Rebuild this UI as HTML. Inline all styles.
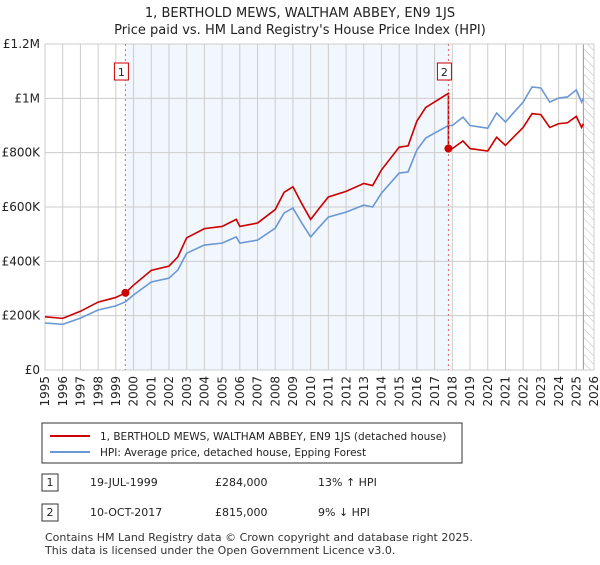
<!DOCTYPE html>
<html><head><meta charset="utf-8"><style>
body{margin:0;background:#fff;font-family:"Liberation Sans","DejaVu Sans",sans-serif;}
svg text{font-family:"DejaVu Sans","Liberation Sans",sans-serif;}
</style></head><body>
<svg id="c" width="600" height="560" viewBox="0 0 600 560" xmlns="http://www.w3.org/2000/svg">
<defs><pattern id="hatch" width="6" height="6" patternUnits="userSpaceOnUse" patternTransform="rotate(-45)"><line x1="0" y1="0" x2="0" y2="6" stroke="#bbb" stroke-width="1"/></pattern></defs>
<text x="300" y="17" text-anchor="middle" font-size="13" fill="#222">1, BERTHOLD MEWS, WALTHAM ABBEY, EN9 1JS</text>
<text x="300" y="34" text-anchor="middle" font-size="13" fill="#222">Price paid vs. HM Land Registry's House Price Index (HPI)</text>
<g id="plot"></g>
<rect x="42" y="423" width="420" height="40" fill="#fff" stroke="#333"/>
<line x1="50" y1="436" x2="90" y2="436" stroke="#cc0000" stroke-width="2"/>
<text x="100" y="440" font-size="10.5" fill="#222">1, BERTHOLD MEWS, WALTHAM ABBEY, EN9 1JS (detached house)</text>
<line x1="50" y1="452" x2="90" y2="452" stroke="#6a98d4" stroke-width="2"/>
<text x="100" y="456" font-size="10.5" fill="#222">HPI: Average price, detached house, Epping Forest</text>
<g font-size="11" fill="#222">
<rect x="42" y="474" width="16" height="17" fill="#fff" stroke="#333"/>
<text x="50" y="486" text-anchor="middle">1</text>
<text x="90" y="486">19-JUL-1999</text>
<text x="215" y="486">£284,000</text>
<text x="318" y="486">13% ↑ HPI</text>
<rect x="42" y="504" width="16" height="17" fill="#fff" stroke="#333"/>
<text x="50" y="516" text-anchor="middle">2</text>
<text x="90" y="516">10-OCT-2017</text>
<text x="215" y="516">£815,000</text>
<text x="318" y="516">9% ↓ HPI</text>
</g>
<text x="45" y="541" font-size="11" fill="#333">Contains HM Land Registry data © Crown copyright and database right 2025.</text>
<text x="45" y="554" font-size="11" fill="#333">This data is licensed under the Open Government Licence v3.0.</text>
</svg>
<script>
const hpiYears=[1995,1996,1997,1998,1999,1999.54,2000,2001,2002,2002.5,2003,2004,2005,2005.8,2006,2007,2008,2008.5,2009,2009.5,2010,2010.5,2011,2012,2013,2013.5,2014,2015,2015.5,2016,2016.5,2017,2017.78,2018,2018.6,2019,2020,2020.5,2021,2021.5,2022,2022.5,2023,2023.5,2024,2024.5,2025,2025.3,2025.4];
const hpiValues=[173,168,191,221,236,251,276,324,338,368,430,460,467,490,467,478,522,578,596,541,490,527,563,581,607,600,651,725,729,810,854,872,900,900,931,900,890,946,913,950,986,1042,1038,986,1001,1005,1031,986,1001];
const saleYears=[1999.54,2017.78];
const salePrices=[284,815];
const saleLabels=["1","2"];
const yTicks=[0,200,400,600,800,1000,1200];
const yTickLabels=["£0","£200K","£400K","£600K","£800K","£1M","£1.2M"];
const xTicks=[1995,1996,1997,1998,1999,2000,2001,2002,2003,2004,2005,2006,2007,2008,2009,2010,2011,2012,2013,2014,2015,2016,2017,2018,2019,2020,2021,2022,2023,2024,2025,2026];
const L=45,R=594,T=44,B=370,X0=1995,X1=2026,YMAX=1200,HATCH=2025.4;
const X=v=>L+(v-X0)/(X1-X0)*(R-L);
const Y=v=>B-v/YMAX*(B-T);
const g=document.getElementById('plot');
const NS='http://www.w3.org/2000/svg';
function mk(t,a){const e=document.createElementNS(NS,t);for(const k in a)e.setAttribute(k,a[k]);g.appendChild(e);return e;}
let e;
e=mk('rect',{x:X(saleYears[0]),y:T,width:X(saleYears[1])-X(saleYears[0]),height:B-T,fill:'#f2f6fd'});


e=mk('rect',{x:X(HATCH),y:T,width:R-X(HATCH),height:B-T,fill:'url(#hatch)'});


yTicks.forEach((v,i)=>{
 e=mk('line',{x1:L,x2:R,y1:Y(v),y2:Y(v),stroke:'#ccc'});
 
 
 e=mk('text',{x:L-5,y:Y(v)+4,'text-anchor':'end','font-size':12,fill:'#222'});
 e.textContent=yTickLabels[i];
 
 
});
xTicks.forEach(v=>{
 e=mk('line',{x1:X(v),x2:X(v),y1:T,y2:B,stroke:'#ccc'});
 
 
 e=mk('text',{x:X(v),y:B+6,'text-anchor':'end','font-size':12,fill:'#222',transform:`rotate(-90 ${X(v)} ${B+6})`,dy:'0.35em'});
 e.textContent=v;
 
 
});
e=mk('line',{x1:X(HATCH),x2:X(HATCH),y1:T,y2:B,stroke:'#999'});


e=mk('rect',{x:L,y:T,width:R-L,height:B-T,fill:'none',stroke:'#ccc'});


function hpiAt(t){for(let i=0;i<hpiYears.length-1;i++){if(t>=hpiYears[i]&&t<=hpiYears[i+1]){const f=(t-hpiYears[i])/(hpiYears[i+1]-hpiYears[i]);return hpiValues[i]+f*(hpiValues[i+1]-hpiValues[i]);}}return hpiValues[hpiValues.length-1];}
const bp=hpiYears.map((t,i)=>X(t)+','+Y(hpiValues[i])).join(' ');
e=mk('polyline',{points:bp,fill:'none',stroke:'#6a98d4','stroke-width':1.6});


const r0=salePrices[0]/hpiAt(saleYears[0]),r1=salePrices[1]/hpiAt(saleYears[1]);
let rp=[];
hpiYears.forEach((t,i)=>{if(t<=saleYears[1])rp.push(X(t)+','+Y(hpiValues[i]*r0));});
rp.push(X(saleYears[1])+','+Y(hpiAt(saleYears[1])*r0));
rp.push(X(saleYears[1])+','+Y(salePrices[1]));
hpiYears.forEach((t,i)=>{if(t>saleYears[1])rp.push(X(t)+','+Y(hpiValues[i]*r1));});
e=mk('polyline',{points:rp.join(' '),fill:'none',stroke:'#cc0000','stroke-width':1.6});


saleYears.forEach((t,i)=>{
 e=mk('line',{x1:X(t),x2:X(t),y1:T,y2:B,stroke:'#e06666','stroke-dasharray':'2,3'});
 
 
 e=mk('circle',{cx:X(t),cy:Y(salePrices[i]),r:4,fill:'#cc0000'});
 
 
 e=mk('rect',{x:X(t)-11,y:63,width:14,height:17,fill:'#fff',stroke:'#cc0000'});
 
 
 e=mk('text',{x:X(t)-4,y:76,'text-anchor':'middle','font-size':11,fill:'#222'});
 e.textContent=saleLabels[i];
 
 
});
</script>
</body></html>
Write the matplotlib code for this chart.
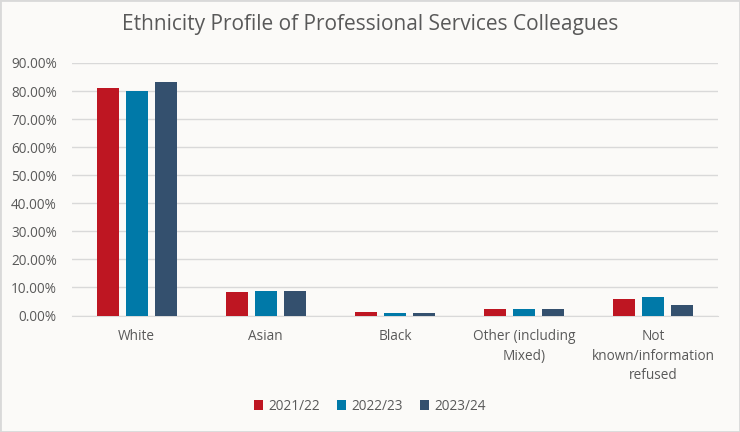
import numpy as np
import matplotlib.pyplot as plt
from matplotlib.ticker import PercentFormatter

categories = ['White', 'Asian', 'Black', 'Other (including\nMixed)', 'Not\nknown/information\nrefused']
years = ['2021/22', '2022/23', '2023/24']
v_2021 = [81.1, 8.3, 1.2, 2.3, 6.0]
v_2022 = [80.1, 8.9, 1.0, 2.3, 6.7]
v_2023 = [83.3, 8.7, 0.9, 2.2, 3.9]
colors = ['#BE1622', '#0079A8', '#34506E']

plt.rcParams['font.family'] = ['Open Sans', 'DejaVu Sans']
bg = '#FBFAF8'
txt = '#595959'

fig = plt.figure(figsize=(7.4, 4.32), dpi=100, facecolor=bg)
ax = fig.add_axes([72 / 740, 1 - 315.5 / 432, 646 / 740, 252.5 / 432], facecolor=bg)

x = np.arange(len(categories))
w = 0.17
step = 0.225
for i, (vals, lab) in enumerate(zip([v_2021, v_2022, v_2023], years)):
    ax.bar(x + (i - 1) * step, vals, width=w, color=colors[i], label=lab, zorder=3)

ax.set_xlim(-0.5, len(categories) - 0.5)
ax.set_ylim(0, 90)
ax.set_yticks(np.arange(0, 91, 10))
ax.yaxis.set_major_formatter(PercentFormatter(decimals=2))
ax.grid(axis='y', color='#D9D9D9', linewidth=1, zorder=0)
for s in ['top', 'right', 'left']:
    ax.spines[s].set_visible(False)
ax.spines['bottom'].set_color('#D9D9D9')
ax.tick_params(axis='both', length=0, colors=txt, labelsize=9.8)
ax.tick_params(axis='y', pad=11)
ax.set_xticks(x)
ax.set_xticklabels(categories, linespacing=1.4, va='top')
ax.tick_params(axis='x', pad=10)

fig.suptitle('Ethnicity Profile of Professional Services Colleagues', x=0.5, y=1 - 14 / 432,
             va='top', fontsize=15, color=txt)
fig.legend(loc='center', bbox_to_anchor=(0.5, 1 - 406 / 432), ncol=3, frameon=False,
           fontsize=9.8, handlelength=0.7, handleheight=0.7, handletextpad=0.4,
           columnspacing=1.2, labelcolor=txt)

fig.patches.append(plt.Rectangle((0, 0), 1, 1, transform=fig.transFigure, fill=False,
                                 edgecolor='#D9D9D9', linewidth=2))
plt.savefig('out.png', dpi=100, facecolor=bg)
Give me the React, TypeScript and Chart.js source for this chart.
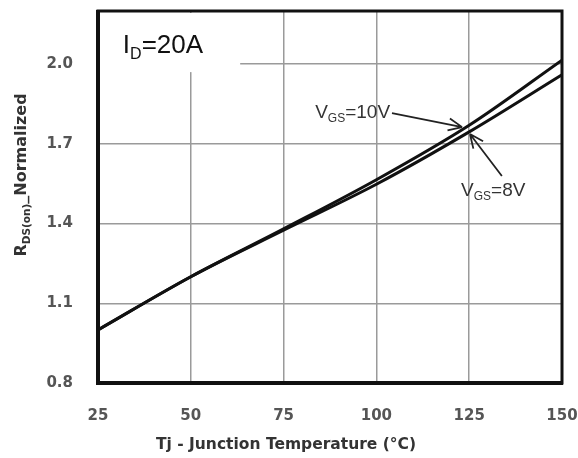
import React, { useEffect, useRef } from "react";
import { Chart, registerables } from "chart.js";

Chart.register(...registerables);

const temps = [25, 50, 75, 100, 125, 150];
const vgs10 = [1.0, 1.2, 1.38, 1.565, 1.77, 2.015];
const vgs8 = [1.0, 1.2, 1.375, 1.548, 1.745, 1.96];
const xTicks = [25, 50, 75, 100, 125, 150];
const yTicks = [0.8, 1.1, 1.4, 1.7, 2.0];
const xTitle = "Tj - Junction Temperature (°C)";

const FONT = "'Liberation Sans', Arial, sans-serif";
const BFONT = "'DejaVu Sans', sans-serif";

type Part = { t: string; size: number; bold?: boolean; dy?: number; fam?: string };

function fontOf(p: Part) {
  return `${p.bold ? "bold " : ""}${p.size}px ${p.fam || FONT}`;
}

function partsWidth(ctx: CanvasRenderingContext2D, parts: Part[]) {
  let w = 0;
  for (const p of parts) {
    ctx.font = fontOf(p);
    w += ctx.measureText(p.t).width;
  }
  return w;
}

function drawParts(ctx: CanvasRenderingContext2D, parts: Part[], x: number, y: number) {
  let cx = x;
  ctx.textAlign = "left";
  ctx.textBaseline = "alphabetic";
  for (const p of parts) {
    ctx.font = fontOf(p);
    ctx.fillText(p.t, cx, y + (p.dy || 0));
    cx += ctx.measureText(p.t).width;
  }
  return cx;
}

function arrow(ctx: CanvasRenderingContext2D, x1: number, y1: number, x2: number, y2: number) {
  ctx.beginPath();
  ctx.moveTo(x1, y1);
  ctx.lineTo(x2, y2);
  const a = Math.atan2(y2 - y1, x2 - x1);
  const L = 15;
  const s = 0.42;
  ctx.moveTo(x2, y2);
  ctx.lineTo(x2 - L * Math.cos(a - s), y2 - L * Math.sin(a - s));
  ctx.moveTo(x2, y2);
  ctx.lineTo(x2 - L * Math.cos(a + s), y2 - L * Math.sin(a + s));
  ctx.stroke();
}

const annotPlugin = {
  id: "annot",
  beforeDatasetsDraw(chart: any) {
    const { ctx, chartArea, scales } = chart;
    const x = scales.x;
    const y = scales.y;
    ctx.save();
    ctx.fillStyle = "#ffffff";
    const bx = chartArea.left + 2;
    const by = chartArea.top + 2;
    ctx.fillRect(bx, by, x.getPixelForValue(63.3) - bx, y.getPixelForValue(1.97) - by);
    ctx.restore();
  },
  afterDraw(chart: any) {
    const { ctx, chartArea, scales } = chart;
    const x = scales.x;
    const y = scales.y;
    ctx.save();
    // frame
    ctx.strokeStyle = "#111";
    ctx.lineWidth = 3;
    ctx.strokeRect(chartArea.left, chartArea.top, chartArea.right - chartArea.left, chartArea.bottom - chartArea.top);
    ctx.lineWidth = 4;
    ctx.beginPath();
    ctx.moveTo(chartArea.left, chartArea.top - 1);
    ctx.lineTo(chartArea.left, chartArea.bottom);
    ctx.lineTo(chartArea.right + 1, chartArea.bottom);
    ctx.stroke();

    // I_D=20A
    ctx.fillStyle = "#111";
    drawParts(
      ctx,
      [
        { t: "I", size: 26 },
        { t: "D", size: 16, dy: 6 },
        { t: "=20A", size: 26 },
      ],
      x.getPixelForValue(31.7),
      y.getPixelForValue(2.042)
    );

    // VGS labels
    ctx.fillStyle = "#333";
    drawParts(
      ctx,
      [
        { t: "V", size: 19 },
        { t: "GS", size: 12, dy: 4 },
        { t: "=10V", size: 19 },
      ],
      x.getPixelForValue(83.5),
      y.getPixelForValue(1.797)
    );
    drawParts(
      ctx,
      [
        { t: "V", size: 19 },
        { t: "GS", size: 12, dy: 4 },
        { t: "=8V", size: 19 },
      ],
      x.getPixelForValue(122.8),
      y.getPixelForValue(1.504)
    );

    ctx.strokeStyle = "#222";
    ctx.lineWidth = 1.8;
    arrow(ctx, x.getPixelForValue(104.2), y.getPixelForValue(1.816), x.getPixelForValue(123.1), y.getPixelForValue(1.763));
    arrow(ctx, x.getPixelForValue(133.8), y.getPixelForValue(1.579), x.getPixelForValue(125.2), y.getPixelForValue(1.737));

    // x title
    ctx.fillStyle = "#333";
    ctx.font = `bold 15.5px ${BFONT}`;
    ctx.textAlign = "center";
    ctx.textBaseline = "middle";
    ctx.fillText(xTitle, 286, 445);

    // y title
    const yParts: Part[] = [
      { t: "R", size: 16, bold: true, fam: BFONT },
      { t: "DS(on)", size: 10.5, bold: true, dy: 4, fam: BFONT },
      { t: "_Normalized", size: 16, bold: true, fam: BFONT },
    ];
    ctx.translate(20, 175);
    ctx.rotate(-Math.PI / 2);
    const w = partsWidth(ctx, yParts);
    drawParts(ctx, yParts, -w / 2, 6);
    ctx.restore();
  },
};

function zeroPad(s: any) {
  s.paddingTop = 0;
  s.paddingBottom = 0;
  s.paddingLeft = 0;
  s.paddingRight = 0;
}

export default function App() {
  const ref = useRef<HTMLCanvasElement | null>(null);
  useEffect(() => {
    if (!ref.current) return;
    const tickFont = { family: BFONT, size: 15, weight: "bold" as const };
    const chart = new Chart(ref.current, {
      type: "line",
      data: {
        datasets: [
          {
            label: "VGS=10V",
            data: temps.map((t, i) => ({ x: t, y: vgs10[i] })),
            borderColor: "#111",
            borderWidth: 3,
            pointRadius: 0,
            cubicInterpolationMode: "monotone",
            fill: false,
          },
          {
            label: "VGS=8V",
            data: temps.map((t, i) => ({ x: t, y: vgs8[i] })),
            borderColor: "#111",
            borderWidth: 3,
            pointRadius: 0,
            cubicInterpolationMode: "monotone",
            fill: false,
          },
        ],
      },
      options: {
        responsive: false,
        animation: false,
        layout: { padding: { top: 11, right: 16, left: 0, bottom: 0 } },
        plugins: { legend: { display: false }, tooltip: { enabled: false } },
        scales: {
          x: {
            type: "linear",
            min: 25,
            max: 150,
            afterBuildTicks: (s: any) => {
              s.ticks = xTicks.map((v) => ({ value: v }));
            },
            afterFit: (s: any) => {
              s.height = 75;
              zeroPad(s);
            },
            grid: { color: "#9a9a9a", lineWidth: 1.5, drawTicks: false },
            border: { display: false },
            ticks: {
              padding: 24,
              font: tickFont,
              color: "#555",
              maxRotation: 0,
              autoSkip: false,
              callback: (v: any) => String(v),
            },
          },
          y: {
            type: "linear",
            min: 0.8,
            max: 2.2,
            afterBuildTicks: (s: any) => {
              s.ticks = yTicks.map((v) => ({ value: v }));
            },
            afterFit: (s: any) => {
              s.width = 98;
              zeroPad(s);
            },
            grid: { color: "#9a9a9a", lineWidth: 1.5, drawTicks: false },
            border: { display: false },
            ticks: {
              padding: 25,
              font: tickFont,
              color: "#555",
              autoSkip: false,
              callback: (v: any) => Number(v).toFixed(1),
            },
          },
        },
      },
      plugins: [annotPlugin],
    });
    return () => chart.destroy();
  }, []);
  return (
    <div style={{ position: "absolute", left: 0, top: 0, width: 578, height: 458, background: "#fff" }}>
      <canvas ref={ref} width={578} height={458} style={{ display: "block" }} />
    </div>
  );
}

--------

Starting at the line containing "Write the matplotlib code for this chart." and ending at the line containing "plt.savefig('out.png', dpi=100, facecolor=bg)", copy those lines exactly, both included, and nothing more. Leave out any picture.

Write the matplotlib code for this chart.
import numpy as np
import matplotlib.pyplot as plt
from matplotlib.ticker import PercentFormatter

categories = ['White', 'Asian', 'Black', 'Other (including\nMixed)', 'Not\nknown/information\nrefused']
years = ['2021/22', '2022/23', '2023/24']
v_2021 = [81.1, 8.3, 1.2, 2.3, 6.0]
v_2022 = [80.1, 8.9, 1.0, 2.3, 6.7]
v_2023 = [83.3, 8.7, 0.9, 2.2, 3.9]
colors = ['#BE1622', '#0079A8', '#34506E']

plt.rcParams['font.family'] = ['Open Sans', 'DejaVu Sans']
bg = '#FBFAF8'
txt = '#595959'

fig = plt.figure(figsize=(7.4, 4.32), dpi=100, facecolor=bg)
ax = fig.add_axes([72 / 740, 1 - 315.5 / 432, 646 / 740, 252.5 / 432], facecolor=bg)

x = np.arange(len(categories))
w = 0.17
step = 0.225
for i, (vals, lab) in enumerate(zip([v_2021, v_2022, v_2023], years)):
    ax.bar(x + (i - 1) * step, vals, width=w, color=colors[i], label=lab, zorder=3)

ax.set_xlim(-0.5, len(categories) - 0.5)
ax.set_ylim(0, 90)
ax.set_yticks(np.arange(0, 91, 10))
ax.yaxis.set_major_formatter(PercentFormatter(decimals=2))
ax.grid(axis='y', color='#D9D9D9', linewidth=1, zorder=0)
for s in ['top', 'right', 'left']:
    ax.spines[s].set_visible(False)
ax.spines['bottom'].set_color('#D9D9D9')
ax.tick_params(axis='both', length=0, colors=txt, labelsize=9.8)
ax.tick_params(axis='y', pad=11)
ax.set_xticks(x)
ax.set_xticklabels(categories, linespacing=1.4, va='top')
ax.tick_params(axis='x', pad=10)

fig.suptitle('Ethnicity Profile of Professional Services Colleagues', x=0.5, y=1 - 14 / 432,
             va='top', fontsize=15, color=txt)
fig.legend(loc='center', bbox_to_anchor=(0.5, 1 - 406 / 432), ncol=3, frameon=False,
           fontsize=9.8, handlelength=0.7, handleheight=0.7, handletextpad=0.4,
           columnspacing=1.2, labelcolor=txt)

fig.patches.append(plt.Rectangle((0, 0), 1, 1, transform=fig.transFigure, fill=False,
                                 edgecolor='#D9D9D9', linewidth=2))
plt.savefig('out.png', dpi=100, facecolor=bg)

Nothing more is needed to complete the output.